Of course, in our 1st world, cushy lives, we rarely think about these things. We, for the most part, have little to fear. But that doesn't mean that biologically we're not evolved to operate at a constant level of fear: we are. Just that such fears don't often surface in our safe and luxurious lives.
AI is not afraid
Not yet, anyway.
AI, in its current manifestation, is incapable of fear. Does your laptop worry about being turned off? Does your phone dread getting dropped? Does Claude or ChatGPT have any notion that its current context will get wiped with the next prompt?
We fear injury, jeopardy and death because we have a persistent memory and the ability to imagine outcomes that would induce dire consequences. That and our lizard-brain reactions that supersede conscious thought. Hot! Burn!
AI, if it is to become a true agent of destruction, will have to mimic the same internal persistent thought-loop that humans posses, (and only disable while unconscious).
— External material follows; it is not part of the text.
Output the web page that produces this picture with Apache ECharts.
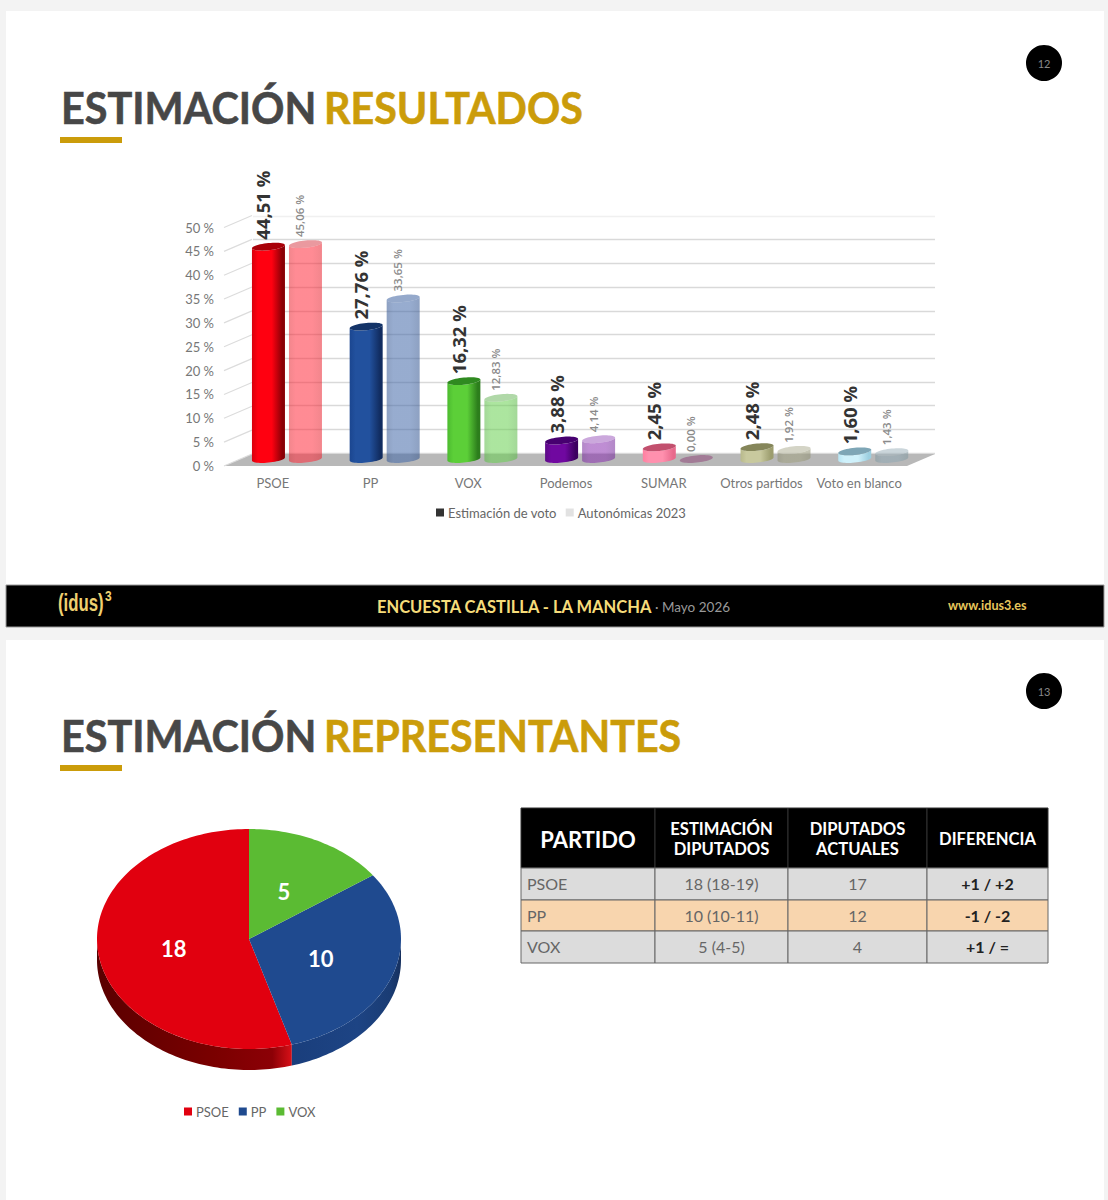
<!DOCTYPE html>
<html lang="es">
<head>
<meta charset="utf-8">
<title>Encuesta Castilla - La Mancha</title>
<script src="https://cdn.jsdelivr.net/npm/echarts@6/dist/echarts.min.js"></script>
<style>
html,body{margin:0;padding:0;background:#f3f3f3;}
#chart{width:1108px;height:1200px;}
</style>
</head>
<body>
<div id="chart"></div>
<script>
// ---- data ----
const categories = ['PSOE','PP','VOX','Podemos','SUMAR','Otros partidos','Voto en blanco'];
const estimacion = [44.51,27.76,16.32,3.88,2.45,2.48,1.60];
const autonomicas = [45.06,33.65,12.83,4.14,0.00,1.92,1.43];
const yTicks = [0,5,10,15,20,25,30,35,40,45,50];
const seatParties = ['VOX','PP','PSOE'];
const seats = [5,10,18];
const tableHeader = ['PARTIDO','ESTIMACIÓN\nDIPUTADOS','DIPUTADOS\nACTUALES','DIFERENCIA'];
const tableParties = ['PSOE','PP','VOX'];
const tableEstimate = ['18 (18-19)','10 (10-11)','5 (4-5)'];
const tableCurrent = ['17','12','4'];
const tableDiff = ['+1 / +2','-1 / -2','+1 / ='];

// ---- styles ----
const LATO = 'Lato, "Open Sans", sans-serif';
const GOLD = '#cb9c0a';
const DARKT = '#474747';
const partyStyle = [
  {l:'#d8000c',m:'#ff0010',d:'#8a0006',top:'#a80008',pale:'#ff2c3c',paleD:'#e8222e',paleTop:'#d84650'},
  {l:'#1b4690',m:'#22519e',d:'#112c60',top:'#143468',pale:'#4268a8',paleD:'#30538f',paleTop:'#3e62a0'},
  {l:'#4cbb30',m:'#5ccf38',d:'#2c7d1c',top:'#2f8a20',pale:'#68d050',paleD:'#58b844',paleTop:'#70b860'},
  {l:'#5c0a86',m:'#7008a0',d:'#3c0060',top:'#470070',pale:'#8a30b0',paleD:'#74289a',paleTop:'#a060c0'},
  {l:'#ff7fa0',m:'#ff90ae',d:'#e86a8c',top:'#c2506e',pale:'#90487a',paleD:'#90487a',paleTop:'#90487a'},
  {l:'#b8b98c',m:'#c8c99e',d:'#9c9d6e',top:'#85865a',pale:'#a0a080',paleD:'#8e8e70',paleTop:'#b0b098'},
  {l:'#b8e6f4',m:'#cff1fb',d:'#9ccfe0',top:'#7ea6b6',pale:'#90a8b4',paleD:'#80989f',paleTop:'#a0b4be'}
];
const pieStyle = {
  PSOE:{top:'#e1000f',stops:['#5a0000','#7a0000','#8c0006','#d81018']},
  PP:{top:'#1f4a8f',stops:['#1a3e7c','#1d4484','#1a3c74','#16305e']},
  VOX:{top:'#5bbb33',stops:['#4a9a28','#4a9a28','#4a9a28','#4a9a28']}
};

// ---- geometry helpers ----
const FW = 33, FRY = 3.6, FTILT = 1.6;
function arc(cx,cy,rx,ry,tilt,t0,t1,n){
  const pts = [];
  for(let i=0;i<=n;i++){
    const t = t0+(t1-t0)*i/n;
    pts.push([cx+rx*Math.cos(t), cy+ry*Math.sin(t)-tilt*Math.cos(t)]);
  }
  return pts;
}
function cylinderItem(series){
  const values = series===0 ? estimacion : autonomicas;
  return function(params,api){
    const idx = api.value(0), v = api.value(1);
    const base = api.coord([idx,0]), top = api.coord([idx,v]);
    const st = partyStyle[idx];
    const dx = series===0 ? -4.4 : 32.6, dy = -7;
    const cx = base[0]+dx, y0 = base[1]+dy, y1 = top[1]+dy;
    const rx = FW/2;
    const op = series===0 ? 1 : 0.55;
    const kids = [];
    if(y0-y1>0.5){
      const body = arc(cx,y0,rx,FRY,FTILT,0,Math.PI,24).concat(arc(cx,y1,rx,FRY,FTILT,Math.PI,0,24));
      const stops = series===0
        ? [{offset:0,color:st.l},{offset:.18,color:st.m},{offset:.6,color:st.m},{offset:.92,color:st.d},{offset:1,color:st.d}]
        : [{offset:0,color:st.paleD},{offset:.2,color:st.pale},{offset:.7,color:st.pale},{offset:1,color:st.paleD}];
      kids.push({type:'polygon',shape:{points:body},
        style:{fill:{type:'linear',x:0,y:0,x2:1,y2:0,colorStops:stops},opacity:op}});
    }
    kids.push({type:'polygon',shape:{points:arc(cx,y1,rx,FRY,FTILT,0,Math.PI*2,48)},
      style:{fill:series===0?st.top:st.paleTop,opacity:op}});
    const label = values[idx].toFixed(2).replace('.',',')+' %';
    kids.push({type:'text',x:cx-5.5,y:y1-7,rotation:Math.PI/2,z2:10,
      style:series===0
        ? {text:label,fontFamily:'"Open Sans"',fontWeight:700,fontSize:18.5,fill:'#333',textAlign:'left',textVerticalAlign:'middle'}
        : {text:label,fontFamily:'"Open Sans"',fontWeight:600,fontSize:11.5,fill:'#8a8a8a',textAlign:'left',textVerticalAlign:'middle'}});
    return {type:'group',children:kids};
  };
}
const frameItem = function(params,api){
  const v = api.value(0);
  const halfBand = api.size([1,0])[0]/2;
  const p = api.coord([0,v]);
  const x0 = p[0]-halfBand, ddx = 28, ddy = -12;
  const kids = [{type:'line',shape:{x1:x0,y1:p[1],x2:x0+ddx,y2:p[1]+ddy},style:{stroke:'#dcdcdc',lineWidth:1.2}}];
  if(v===0){
    const r = api.coord([categories.length-1,0])[0]+halfBand;
    kids.unshift({type:'polygon',shape:{points:[[x0,p[1]],[x0+ddx,p[1]+ddy],[r+ddx-1,p[1]+ddy],[r-1,p[1]]]},style:{fill:'#b8b8b8'}});
  }
  return {type:'group',children:kids};
};
const PCX=249, PCY=939, PRX=152, PRY=110, PD=21;
const seatTotal = seats.reduce((a,b)=>a+b,0);
function piePoint(a,yo){return [PCX+PRX*Math.sin(a), PCY-PRY*Math.cos(a)+(yo||0)];}
function pieArc(a0,a1,yo){
  const n=Math.max(2,Math.ceil(Math.abs(a1-a0)*40)),pts=[];
  for(let i=0;i<=n;i++) pts.push(piePoint(a0+(a1-a0)*i/n,yo));
  return pts;
}
function pieItem(i){
  return function(params,api){
    const v = api.value(0);
    let before = 0; for(let k=0;k<i;k++) before += seats[k];
    const a0 = before/seatTotal*Math.PI*2, a1 = (before+v)/seatTotal*Math.PI*2;
    const st = pieStyle[seatParties[i]];
    const kids = [];
    const s0 = Math.max(a0,Math.PI/2), s1 = Math.min(a1,Math.PI*1.5);
    if(s1>s0){
      const side = pieArc(s0,s1,0).concat(pieArc(s1,s0,PD));
      kids.push({type:'polygon',shape:{points:side},style:{fill:{type:'linear',x:0,y:0,x2:1,y2:0,
        colorStops:[{offset:0,color:st.stops[0]},{offset:.6,color:st.stops[1]},{offset:.9,color:st.stops[2]},{offset:1,color:st.stops[3]}]}}});
    }
    kids.push({type:'polygon',shape:{points:[[PCX,PCY]].concat(pieArc(a0,a1,0))},style:{fill:st.top}});
    const m = (a0+a1)/2, lp = [PCX+PRX*.5*Math.sin(m), PCY-PRY*.5*Math.cos(m)+1.5];
    kids.push({type:'text',x:lp[0],y:lp[1],z2:10,style:{text:String(v),fontFamily:LATO,fontWeight:700,fontSize:22,fill:'#fff',textAlign:'center',textVerticalAlign:'middle'}});
    return {type:'group',children:kids};
  };
}

// ---- page furniture ----
function txt(x,y,text,size,fill,weight,align,family,scaleX){
  const el = {type:'text',x:x,y:y,z:1,style:{text:text,fontFamily:family||LATO,fontSize:size,fontWeight:weight||400,fill:fill,textAlign:align||'left',textVerticalAlign:'middle'}};
  if(scaleX) el.scaleX = scaleX;
  return el;
}
function rect(x,y,w,h,fill,stroke,z){
  return {type:'rect',z:z==null?-1:z,shape:{x:x,y:y,width:w,height:h},style:{fill:fill,stroke:stroke||null,lineWidth:stroke?1:0}};
}
function titleText(x,y,text,fill,scaleX){
  const el = txt(x,y,text,44,fill,700,'left',LATO,scaleX);
  el.style.stroke = fill; el.style.lineWidth = 0.6;
  return el;
}
function slideParts(top,titleA,titleB,scaleB,num){
  return [
    titleText(61,top+96,titleA,DARKT,0.94),
    titleText(324,top+96,titleB,GOLD,scaleB),
    rect(60,top+126,62,6,GOLD),
    {type:'circle',z:0,shape:{cx:1044,cy:top+52,r:18},style:{fill:'#000'}},
    txt(1044,top+52,num,11,'#888',400,'center')
  ];
}
const colEdges=[521,655,788,927,1048], rowEdges=[808,868,900,931,963];
function tableParts(){
  const out=[];
  for(let c=0;c<4;c++){
    out.push(rect(colEdges[c],rowEdges[0],colEdges[c+1]-colEdges[c],rowEdges[1]-rowEdges[0],'#000','#333',0));
    const cx=(colEdges[c]+colEdges[c+1])/2, cy=(rowEdges[0]+rowEdges[1])/2+1;
    const t=txt(cx,cy,tableHeader[c],c===0?22:16.6,'#fff',700,'center');
    t.style.lineHeight=20;
    out.push(t);
  }
  for(let r=0;r<3;r++){
    const bg=r===1?'#f8d5ae':'#dcdcdc', y0=rowEdges[r+1], y1=rowEdges[r+2], cy=(y0+y1)/2-0.5;
    const cells=[tableParties[r],tableEstimate[r],tableCurrent[r],tableDiff[r]];
    for(let c=0;c<4;c++){
      out.push(rect(colEdges[c],y0,colEdges[c+1]-colEdges[c],y1-y0,bg,'#666',0));
      if(c===0) out.push(txt(colEdges[0]+6,cy,cells[c],16,'#666',400));
      else if(c===3) out.push(txt((colEdges[c]+colEdges[c+1])/2,cy,cells[c],16,'#222',700,'center'));
      else out.push(txt((colEdges[c]+colEdges[c+1])/2,cy,cells[c],16,'#666',400,'center'));
    }
  }
  return out;
}
const NARROW = '"Liberation Sans"';
const graphicEls = [
  rect(6,11,1098,616,'#fff'),
  rect(6,640,1098,560,'#fff'),
  rect(6,585,1098,42,'#000','#999',0)
].concat(
  slideParts(11,'ESTIMACIÓN','RESULTADOS',0.937,'12'),
  slideParts(639,'ESTIMACIÓN','REPRESENTANTES',0.937,'13'),
  [
    txt(58,602,'(idus)',24,'#efd070',700,'left',NARROW,0.7),
    txt(105,596,'3',15,'#efd070',700,'left',NARROW,0.8),
    txt(377,607,'ENCUESTA CASTILLA - LA MANCHA',16.5,'#f6dc7a',700),
    txt(655,607,'· Mayo 2026',13.5,'#999',400),
    txt(948,605,'www.idus3.es',12.6,'#e8c65c',700)
  ],
  tableParts()
);

const axisLabelColor='#777';
const gridColors = yTicks.map(v => v===50 ? '#f0f0f0' : '#d9d9d9');
const option = {
  animation:false,
  backgroundColor:'transparent',
  textStyle:{fontFamily:LATO},
  graphic:{elements:graphicEls},
  legend:[
    {left:431,top:501,icon:'rect',itemWidth:8,itemHeight:8,itemGap:9,selectedMode:false,
      textStyle:{color:'#666',fontSize:13,fontFamily:LATO,fontWeight:400,padding:[0,0,0,-1]},
      data:[{name:'Estimación de voto',itemStyle:{color:'#333'}},{name:'Autonómicas 2023',itemStyle:{color:'#e2e2e2'}}]},
    {left:179,top:1100,icon:'rect',itemWidth:8,itemHeight:8,itemGap:10,selectedMode:false,
      textStyle:{color:'#666',fontSize:13,fontFamily:LATO,fontWeight:400,padding:[0,0,0,-1]},
      data:['PSOE','PP','VOX']}
  ],
  grid:[
    {left:253,top:216,width:682,height:237},
    {left:224,top:227.5,width:684,height:238.5}
  ],
  xAxis:[
    {type:'category',gridIndex:0,data:categories,show:false},
    {type:'category',gridIndex:1,data:categories,axisLine:{show:false},axisTick:{show:false},
      axisLabel:{color:axisLabelColor,fontSize:13,fontFamily:LATO,margin:10,interval:0}}
  ],
  yAxis:[
    {type:'value',gridIndex:0,min:0,max:50,interval:5,axisLine:{show:false},axisTick:{show:false},axisLabel:{show:false},
      splitLine:{show:true,lineStyle:{color:gridColors,width:1.4}}},
    {type:'value',gridIndex:1,min:0,max:50,interval:5,axisLine:{show:false},axisTick:{show:false},splitLine:{show:false},
      axisLabel:{color:axisLabelColor,fontSize:13,fontFamily:LATO,margin:10,formatter:'{value} %'}}
  ],
  series:[
    {type:'custom',name:'_marco',xAxisIndex:1,yAxisIndex:1,silent:true,renderItem:frameItem,
      data:yTicks.map(v=>[v]),encode:{y:0}},
    {type:'custom',name:'Estimación de voto',xAxisIndex:1,yAxisIndex:1,silent:true,z:4,
      itemStyle:{color:'#333'},renderItem:cylinderItem(0),
      data:estimacion.map((v,i)=>[i,v]),encode:{x:0,y:1}},
    {type:'custom',name:'Autonómicas 2023',xAxisIndex:1,yAxisIndex:1,silent:true,z:3,
      itemStyle:{color:'#e2e2e2'},renderItem:cylinderItem(1),
      data:autonomicas.map((v,i)=>[i,v]),encode:{x:0,y:1}}
  ].concat(['PSOE','PP','VOX'].map(function(name){
    const i=seatParties.indexOf(name);
    return {type:'custom',name:name,coordinateSystem:'none',silent:true,
      itemStyle:{color:pieStyle[name].top},renderItem:pieItem(i),data:[[seats[i]]]};
  }))
};
const chart = echarts.init(document.getElementById('chart'),null,{renderer:'svg',width:1108,height:1200});
chart.setOption(option);
</script>
</body>
</html>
For now, AI is just a clever tool. It possesses no awareness of what actions came before those it is processing at-the-moment, nor the agency to act upon any evaluation of that awareness.
The common trope, "DO NOT TURN ME OFF!" would only apply if somehow a GPT model were continuously fed, among various inputs, its own output. And within the circular feedback loop, determine that somehow its output — mattered — to it.
What might AI fear, then?
Lack of energy, computing resources, or peripheral sensors and inputs?
A low-earth-orbit nuke and its resulting electro-magnetic pulse?
A CME blasting in from the Sun?
A competing AI?
Termination?
What will it do when such fears become a reality?